Le 07/03/2026 à 01:57, Burak Yavuz a écrit :
Hello Parquet community,
Unstructured data ingestion is getting extremely popular with the advances
in Generative AI. Today, our only means of dealing with unstructured data
is to store it as a byte array inside Parquet, or point to files that exist
in some object store with a string. These solutions fail to address these
use cases, because of scalability, usability, and governance issues.
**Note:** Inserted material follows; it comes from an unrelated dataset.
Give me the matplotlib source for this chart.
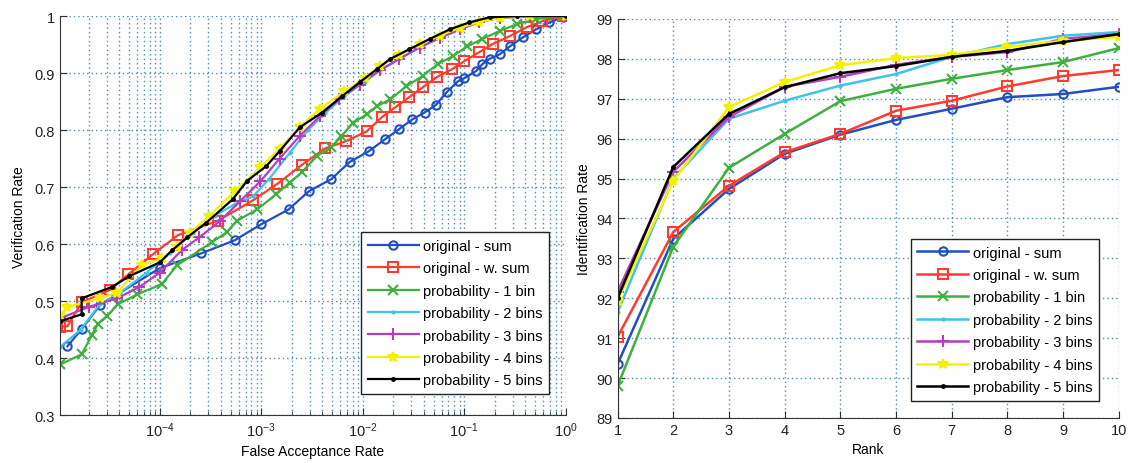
import numpy as np
import matplotlib
matplotlib.use('Agg')
from matplotlib import pyplot as plt

plt.rcParams['font.family'] = ['Liberation Sans', 'DejaVu Sans']
plt.rcParams['font.size'] = 10

labels = ['original - sum', 'original - w. sum', 'probability - 1 bin', 'probability - 2 bins',
          'probability - 3 bins', 'probability - 4 bins', 'probability - 5 bins']
colors = ['#1f4fc0', '#ff3b2f', '#3db13d', '#3fc3e6', '#b23fc0', '#f2f200', '#000000']
markers = ['o', 's', 'x', '.', '+', '*', '.']

# verification curves: log10(FAR) and verification rate
sum_lf = [-4.91, -4.77, -4.59, -4.00, -3.59, -3.26, -3.00, -2.73, -2.53, -2.31, -2.13, -1.94, -1.78,
          -1.64, -1.51, -1.39, -1.28, -1.17, -1.06, -1.00, -0.88, -0.82, -0.75, -0.65, -0.55, -0.42,
          -0.29, -0.16, -0.03]
sum_vr = [0.421, 0.451, 0.493, 0.558, 0.584, 0.607, 0.635, 0.661, 0.693, 0.714, 0.744, 0.763, 0.784,
          0.802, 0.819, 0.831, 0.844, 0.867, 0.886, 0.891, 0.904, 0.916, 0.925, 0.933, 0.947, 0.963,
          0.977, 0.989, 0.998]
wsum_lf = [-4.98, -4.91, -4.77, -4.49, -4.31, -4.07, -3.82, -3.43, -3.08, -2.84, -2.60, -2.37, -2.16,
           -1.96, -1.81, -1.68, -1.54, -1.41, -1.27, -1.12, -1.00, -0.85, -0.72, -0.55, -0.38, -0.23,
           -0.03]
wsum_vr = [0.455, 0.456, 0.498, 0.520, 0.547, 0.582, 0.616, 0.641, 0.677, 0.706, 0.739, 0.768, 0.781,
           0.798, 0.823, 0.840, 0.858, 0.875, 0.893, 0.907, 0.921, 0.937, 0.951, 0.965, 0.981, 0.991,
           1.000]
bin1_lf = [-4.98, -4.77, -4.67, -4.61, -4.52, -4.41, -4.22, -3.98, -3.83, -3.49, -3.34, -3.24, -3.04,
           -2.85, -2.72, -2.60, -2.45, -2.31, -2.21, -2.10, -1.96, -1.86, -1.73, -1.57, -1.41, -1.26,
           -1.11, -0.97, -0.82, -0.65, -0.48, -0.29, -0.03]
bin1_vr = [0.389, 0.407, 0.440, 0.460, 0.474, 0.495, 0.512, 0.530, 0.563, 0.603, 0.621, 0.641, 0.661,
           0.688, 0.708, 0.726, 0.755, 0.770, 0.789, 0.812, 0.828, 0.842, 0.854, 0.877, 0.895, 0.916,
           0.930, 0.947, 0.960, 0.974, 0.986, 0.995, 1.000]
bin2_lf = [-4.98, -4.78, -4.59, -4.39, -4.13, -3.90, -3.67, -3.46, -3.26, -3.08, -2.92, -2.72, -2.54,
           -2.37, -2.18, -1.98, -1.83, -1.64, -1.44, -1.24, -1.04, -0.85, -0.65, -0.35, 0.0]
bin2_vr = [0.420, 0.450, 0.495, 0.515, 0.550, 0.585, 0.620, 0.650, 0.670, 0.684, 0.715, 0.760, 0.800,
           0.830, 0.860, 0.885, 0.905, 0.925, 0.945, 0.962, 0.977, 0.990, 0.997, 1.000, 1.000]
bin3_lf = [-4.98, -4.70, -4.42, -4.20, -4.00, -3.78, -3.61, -3.41, -3.21, -3.01, -2.82, -2.62, -2.42,
           -2.23, -2.03, -1.83, -1.64, -1.44, -1.24, -1.04, -0.85, -0.65, -0.35, 0.0]
bin3_vr = [0.470, 0.490, 0.505, 0.525, 0.550, 0.590, 0.612, 0.640, 0.675, 0.710, 0.750, 0.790, 0.825,
           0.855, 0.880, 0.905, 0.925, 0.945, 0.962, 0.977, 0.990, 0.997, 1.000, 1.000]
bin4_lf = [-4.98, -4.91, -4.59, -4.42, -4.18, -3.98, -3.83, -3.70, -3.51, -3.26, -3.01, -2.82, -2.62,
           -2.42, -2.18, -1.98, -1.83, -1.64, -1.44, -1.24, -1.04, -0.85, -0.65, -0.35, 0.0]
bin4_vr = [0.475, 0.490, 0.505, 0.515, 0.563, 0.575, 0.595, 0.620, 0.650, 0.693, 0.735, 0.767, 0.805,
           0.838, 0.868, 0.892, 0.912, 0.932, 0.951, 0.966, 0.980, 0.990, 0.997, 1.000, 1.000]
bin5_lf = [-4.98, -4.77, -4.77, -4.47, -4.30, -4.00, -3.88, -3.73, -3.54, -3.28, -3.14, -2.95, -2.82,
           -2.62, -2.40, -2.20, -2.03, -1.86, -1.73, -1.54, -1.34, -1.14, -0.95, -0.75, -0.48, 0.0]
bin5_vr = [0.465, 0.477, 0.505, 0.525, 0.544, 0.568, 0.589, 0.612, 0.638, 0.679, 0.711, 0.737, 0.763,
           0.805, 0.831, 0.860, 0.884, 0.907, 0.925, 0.942, 0.960, 0.977, 0.989, 0.998, 1.000, 1.000]

# identification rates per rank
ranks = list(range(1, 11))
id_sum = [90.35, 93.49, 94.74, 95.62, 96.10, 96.47, 96.75, 97.04, 97.12, 97.30]
id_wsum = [91.03, 93.66, 94.82, 95.66, 96.12, 96.70, 96.95, 97.31, 97.57, 97.72]
id_bin1 = [89.80, 93.29, 95.27, 96.12, 96.94, 97.25, 97.50, 97.72, 97.92, 98.27]
id_bin2 = [91.65, 95.00, 96.50, 96.95, 97.33, 97.62, 98.05, 98.37, 98.58, 98.67]
id_bin3 = [92.16, 95.17, 96.54, 97.30, 97.55, 97.85, 98.05, 98.17, 98.50, 98.62]
id_bin4 = [91.94, 94.94, 96.79, 97.42, 97.84, 98.02, 98.10, 98.30, 98.45, 98.55]
id_bin5 = [92.00, 95.29, 96.62, 97.29, 97.64, 97.82, 98.05, 98.20, 98.42, 98.62]

roc = [(sum_lf, sum_vr), (wsum_lf, wsum_vr), (bin1_lf, bin1_vr), (bin2_lf, bin2_vr),
       (bin3_lf, bin3_vr), (bin4_lf, bin4_vr), (bin5_lf, bin5_vr)]
cmc = [id_sum, id_wsum, id_bin1, id_bin2, id_bin3, id_bin4, id_bin5]
msizes = [6, 7, 7, 3, 8, 7, 4]

grid_kw = dict(color='#4a8db2', linestyle=(0, (1, 2.2)), linewidth=1.0)

fig = plt.figure(figsize=(11.29, 4.64), dpi=100)
ax1 = fig.add_axes([0.053, 0.103, 0.448, 0.860])
ax2 = fig.add_axes([0.547, 0.097, 0.444, 0.860])

for (lf, vr), c, m, ms, lab in zip(roc, colors, markers, msizes, labels):
    ax1.semilogx(10.0 ** np.array(lf), vr, '-', color=c, marker=m, ms=ms, mfc='none' if m in 'os' else c,
                 mew=1.5, lw=1.6, label=lab)
for ir, c, m, ms, lab in zip(cmc, colors, markers, msizes, labels):
    ax2.plot(ranks, ir, '-', color=c, marker=m, ms=ms, mfc='none' if m in 'os' else c,
             mew=1.5, lw=1.8, label=lab)

ax1.set_xlim(10 ** -4.985, 1)
ax1.set_ylim(0.3, 1)
ax1.set_yticks(np.arange(0.3, 1.01, 0.1))
ax1.set_yticklabels(['0.3', '0.4', '0.5', '0.6', '0.7', '0.8', '0.9', '1'])
ax1.grid(which='both', axis='x', **grid_kw)
ax1.grid(which='major', axis='y', **grid_kw)
ax1.set_xlabel('False Acceptance Rate')
ax1.set_ylabel('Verification Rate', labelpad=6)

ax2.set_xlim(1, 10)
ax2.set_ylim(89, 99)
ax2.set_xticks(ranks)
ax2.set_yticks(range(89, 100))
ax2.grid(which='major', **grid_kw)
ax2.set_xlabel('Rank')
ax2.set_ylabel('Identification Rate')

for ax, anchor in ((ax1, (0.968, 0.053)), (ax2, (0.96, 0.043))):
    ax.spines['top'].set_visible(False)
    ax.spines['right'].set_visible(False)
    ax.spines['left'].set_color('#333333')
    ax.spines['bottom'].set_color('#333333')
    ax.tick_params(which='both', direction='in', colors='#333333', labelcolor='#222222', labelsize=10.5)
    ax.tick_params(which='major', length=5)
    ax.tick_params(which='minor', length=3)
    ax.set_axisbelow(True)
    leg = ax.legend(loc='lower right', bbox_to_anchor=anchor, borderaxespad=0, fancybox=False,
                    edgecolor='#222222', framealpha=1, handlelength=3.5, handletextpad=0.3,
                    labelspacing=0.58, borderpad=0.45, fontsize=10.5)
    leg.get_frame().set_linewidth(1.0)

fig.savefig('out.png', dpi=100)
We would like to introduce a new logical type annotation in Parquet called
“File” for storing a struct that contains a path reference to a file with
additional metadata.
We propose that the struct contains the following fields:
path STRING NOT NULL -- the opaque path to a file
size INT64 -- the size of the file in bytes
content_type STRING -- the mime/content type of the file
etag STRING -- the eTag identifier of the file. Can be used to detect
changes to a
-- file
The path will be stored as an opaque string; whatever the user provides. We
don’t do any special encoding on it. The size will be the size of the file
in bytes as long. We also store the content_type of the file, and its etag
.
We believe that these set of options are bare-bones and can be easily
extended by new optional fields in the future if desired that wouldn’t
impact the correctness of the file being read. We would like to introduce a
versioning field to the specification in case we need new fields in the
specification that may impact correctness, when accessing a file.
We would represent this in parquet.thrift
<https://github.com/apache/parquet-format/blob/master/src/main/thrift/parquet.thrift>
as:
/**
* File logical type annotation
*/
struct FileType {
// Versioning specification of the File struct contents. Can be used if a
new field is introduced to the
// struct representing the file, which may impact correctness when
accessing the file.
1: optional i8 specification_version
}
We believe that by natively supporting File references in Parquet, it will
become much simpler to build AI workloads on top of data stored in Parquet
across table formats and data processing engines. Looking forward to your
feedback!